According to a report from USA Today, one in four police departments are able to track individuals using their cell phones with a kind of accuracy that is growing ever more precise. In the story, they highlight the 2006 investigation in which police in New Jersey obtained cell phone data from the suspect’s wireless service provider three separate times in one night without a warrant. Yet, the level of privacy a citizen has a right to expect with respect to their cell phone data is currently a matter of debate.

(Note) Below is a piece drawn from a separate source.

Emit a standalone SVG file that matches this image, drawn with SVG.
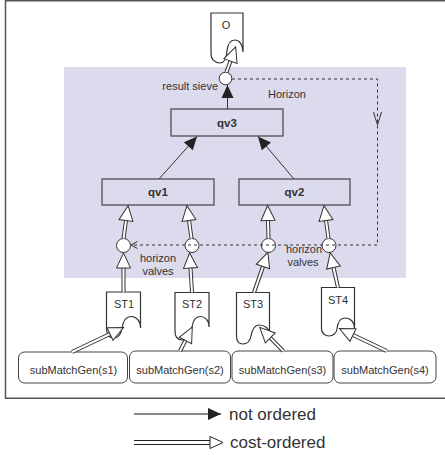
<svg xmlns="http://www.w3.org/2000/svg" width="445" height="455" viewBox="0 0 445 455">
<style>
text{font-family:"Liberation Sans",Arial,sans-serif;fill:#333}
.lbl{font-size:11px}
.bold{font-size:11.5px;font-weight:bold}
.box{fill:none;stroke:#444;stroke-width:1.2}
.doc{fill:#fff;stroke:#333;stroke-width:1.2}
.circ{fill:#fff;stroke:#333;stroke-width:1}
.rbox{fill:#fff;stroke:#444;stroke-width:1}
.plain{fill:none;stroke:#333;stroke-width:1}
.dbo{fill:none;stroke:#333;stroke-width:4}
.dbi{fill:none;stroke:#fff;stroke-width:2;marker-end:url(#hollow)}
.dash{fill:none;stroke:#333;stroke-width:1;stroke-dasharray:3 3}
.arr{fill:none;stroke:#333;stroke-width:1;marker-end:url(#filled)}
</style>
<defs>
<marker id="filled" markerUnits="userSpaceOnUse" viewBox="-14 -7 15 14" markerWidth="15" markerHeight="14" refX="0" refY="0" orient="auto">
<path d="M-13,-6 L0,0 L-13,6 Z" fill="#222"/>
</marker>
<marker id="hollow" markerUnits="userSpaceOnUse" viewBox="-1 -8.5 18 17" markerWidth="18" markerHeight="17" refX="0" refY="0" orient="auto">
<path d="M0,-7 L15,0 L0,7 Z" fill="#fff" stroke="#333" stroke-width="1"/>
</marker>
<marker id="hollowL" markerUnits="userSpaceOnUse" viewBox="-1 -7.5 16 15" markerWidth="16" markerHeight="15" refX="0" refY="0" orient="auto">
<path d="M0,-6 L13,0 L0,6 Z" fill="#fff" stroke="#222" stroke-width="1"/>
</marker>
</defs>
<rect x="0" y="0" width="445" height="455" fill="#fff"/>
<rect x="5.5" y="0.75" width="445" height="397.5" fill="none" stroke="#555" stroke-width="1.5"/>
<rect x="64" y="67" width="342" height="211" fill="#dcdaed"/>

<g id="O">
<path class="doc" d="M211,13 H243 V52 C243,45 239.5,40 235,40 C230,40 227.5,45 227,51 C226.5,58 224,63 220,63 C214.5,63 211,59 211,54 Z"/>
<text class="lbl" x="226" y="28.5" text-anchor="middle" font-size="10">O</text>
</g>
<g id="sieve">
<circle class="circ" cx="225.5" cy="78.5" r="6.3"/>
<text class="lbl" x="218" y="89.5" text-anchor="end">result sieve</text>
</g>
<text class="lbl" x="268" y="97.5">Horizon</text>
<g id="qv3">
<rect class="box" x="171" y="109" width="112" height="27"/>
<text class="bold" x="227" y="126.5" text-anchor="middle">qv3</text>
</g>
<g id="qv1">
<rect class="box" x="102" y="179" width="112" height="26"/>
<text class="bold" x="158" y="196" text-anchor="middle">qv1</text>
</g>
<g id="qv2">
<rect class="box" x="239" y="179" width="111" height="26"/>
<text class="bold" x="294.5" y="196" text-anchor="middle">qv2</text>
</g>
<g id="valve1"><circle class="circ" cx="123.5" cy="245.5" r="7"/></g>
<g id="valve2"><circle class="circ" cx="192" cy="245.5" r="7"/></g>
<g id="valve3"><circle class="circ" cx="268.5" cy="245.5" r="7"/></g>
<g id="valve4"><circle class="circ" cx="329" cy="245.5" r="7"/></g>
<text class="lbl" x="158" y="262" text-anchor="middle">horizon</text>
<text class="lbl" x="158" y="275" text-anchor="middle">valves</text>
<text class="lbl" x="304" y="252.5" text-anchor="middle">horizon</text>
<text class="lbl" x="303" y="265.5" text-anchor="middle">valves</text>

<g id="ST1">
<path class="doc" d="M106.5,292 H140.5 V328 C140.5,321 136.5,316.5 131,316.5 C125,316.5 123,322 122,328 C121,334 118,338 114,338 C109,338 106.5,334 106.5,328 Z"/>
<text class="lbl" x="124" y="307.5" text-anchor="middle" font-size="11.5">ST1</text>
</g>
<g id="ST2">
<path class="doc" d="M175,292.5 H209 V327 C209,320 205,316.5 200,316.5 C195,316.5 193,321 192,327 C191,335 187,340 182,340 C177,340 175,336 175,331 Z"/>
<text class="lbl" x="192" y="308" text-anchor="middle" font-size="11.5">ST2</text>
</g>
<g id="ST3">
<path class="doc" d="M236.5,292.5 H269.5 V333 C269.5,329 265,325 259,325 C254,325 252,330 251,336 C250,341 247,344 243,344 C239,344 236.5,341 236.5,336 Z"/>
<text class="lbl" x="253" y="307.5" text-anchor="middle" font-size="11.5">ST3</text>
</g>
<g id="ST4">
<path class="doc" d="M321.5,287.5 H354.5 V328 C354.5,322 350.5,318 345,318 C340,318 337.5,323 337,329 C336.5,333 333,336 329,336 C325,336 321.5,333 321.5,329 Z"/>
<text class="lbl" x="338" y="303.5" text-anchor="middle" font-size="11.5">ST4</text>
</g>

<g id="gen1"><rect class="rbox" x="18.5" y="352" width="109" height="31" rx="6"/><text class="lbl" x="73.5" y="374" text-anchor="middle">subMatchGen(s1)</text></g>
<g id="gen2"><rect class="rbox" x="129.5" y="351" width="101" height="32" rx="6"/><text class="lbl" x="180" y="373.5" text-anchor="middle">subMatchGen(s2)</text></g>
<g id="gen3"><rect class="rbox" x="232" y="351" width="101" height="32" rx="6"/><text class="lbl" x="282.5" y="373.5" text-anchor="middle">subMatchGen(s3)</text></g>
<g id="gen4"><rect class="rbox" x="334" y="351" width="102" height="32" rx="6"/><text class="lbl" x="385" y="373.5" text-anchor="middle">subMatchGen(s4)</text></g>

<g id="connectors">
<line class="arr" x1="227.5" y1="109" x2="227.5" y2="85"/>
<line class="arr" x1="159" y1="179" x2="197" y2="136.5"/>
<line class="arr" x1="294" y1="179" x2="258" y2="136.5"/>

<line class="dbo" x1="226.5" y1="72" x2="230.5" y2="61"/><line class="dbi" x1="226.5" y1="72" x2="230.5" y2="61"/>

<line class="dbo" x1="123.5" y1="238.5" x2="126" y2="220.5"/><line class="dbi" x1="123.5" y1="238.5" x2="126" y2="220.5"/>
<line class="dbo" x1="191.5" y1="238.5" x2="189" y2="220.5"/><line class="dbi" x1="191.5" y1="238.5" x2="189" y2="220.5"/>
<line class="dbo" x1="268.5" y1="238.5" x2="268" y2="220.5"/><line class="dbi" x1="268.5" y1="238.5" x2="268" y2="220.5"/>
<line class="dbo" x1="328.5" y1="238.5" x2="326" y2="220.5"/><line class="dbi" x1="328.5" y1="238.5" x2="326" y2="220.5"/>

<line class="dbo" x1="123.5" y1="292" x2="123.5" y2="268"/><line class="dbi" x1="123.5" y1="292" x2="123.5" y2="268"/>
<line class="dbo" x1="192" y1="292.5" x2="190.5" y2="268"/><line class="dbi" x1="192" y1="292.5" x2="190.5" y2="268"/>
<line class="dbo" x1="254" y1="292.5" x2="263" y2="266.5"/><line class="dbi" x1="254" y1="292.5" x2="263" y2="266.5"/>
<line class="dbo" x1="338" y1="287.5" x2="333.5" y2="267.5"/><line class="dbi" x1="338" y1="287.5" x2="333.5" y2="267.5"/>

<line class="dbo" x1="72" y1="352" x2="110" y2="334"/><line class="dbi" x1="72" y1="352" x2="110" y2="334"/>
<line class="dbo" x1="180" y1="351" x2="185.4" y2="340.5"/><line class="dbi" x1="180" y1="351" x2="185.4" y2="340.5"/>
<line class="dbo" x1="283.3" y1="351" x2="270.3" y2="337.9"/><line class="dbi" x1="283.3" y1="351" x2="270.3" y2="337.9"/>
<line class="dbo" x1="386.7" y1="351" x2="353" y2="335"/><line class="dbi" x1="386.7" y1="351" x2="353" y2="335"/>

<path class="dash" d="M232,79 H377.5 V245 H131"/>
<polyline class="plain" points="373.5,112 377.5,125 381.5,112"/>
<polyline class="plain" points="137.5,241.5 131,245 137.5,248.5"/>
</g>

<g id="legend">
<line x1="134" y1="414" x2="221" y2="414" stroke="#111" stroke-width="1.2" marker-end="url(#filled)"/>
<text x="229" y="420" font-size="17">not ordered</text>
<line x1="134" y1="442.5" x2="210" y2="442.5" stroke="#222" stroke-width="5"/>
<line x1="134" y1="442.5" x2="210" y2="442.5" stroke="#fff" stroke-width="3" marker-end="url(#hollowL)"/>
<text x="230" y="448" font-size="17">cost-ordered</text>
</g>
</svg>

Tennessee State Senator Mae Beavers is planning on introducing a bill that will require law enforcement officers in her state to obtain a warrant before they are able to track people via their cell phone signals. According to a report from WBIR in Knoxville, Senator Beavers said, “There is a way to use [cell data dumps] as a crime fighting technique and that’s to go to a judge, get a warrant, and use it legally.” A similar measure has been filed at the federal level by US Senator Edward Markey (D-Mass.). Maine and Montana have already passed similar laws, but Texas and California measures protecting citizens’ cell data failed in their state legislatures.

Police can access this information in two ways. One is the “tower dump” in which police get up-to-the-minute information about cell towers to which a suspect’s cell phone is connecting at any given time. The second method is from a mobile unit that acts as a mobile tower, giving police direct access to not only users’ locations (which has to be close by) but also their activity.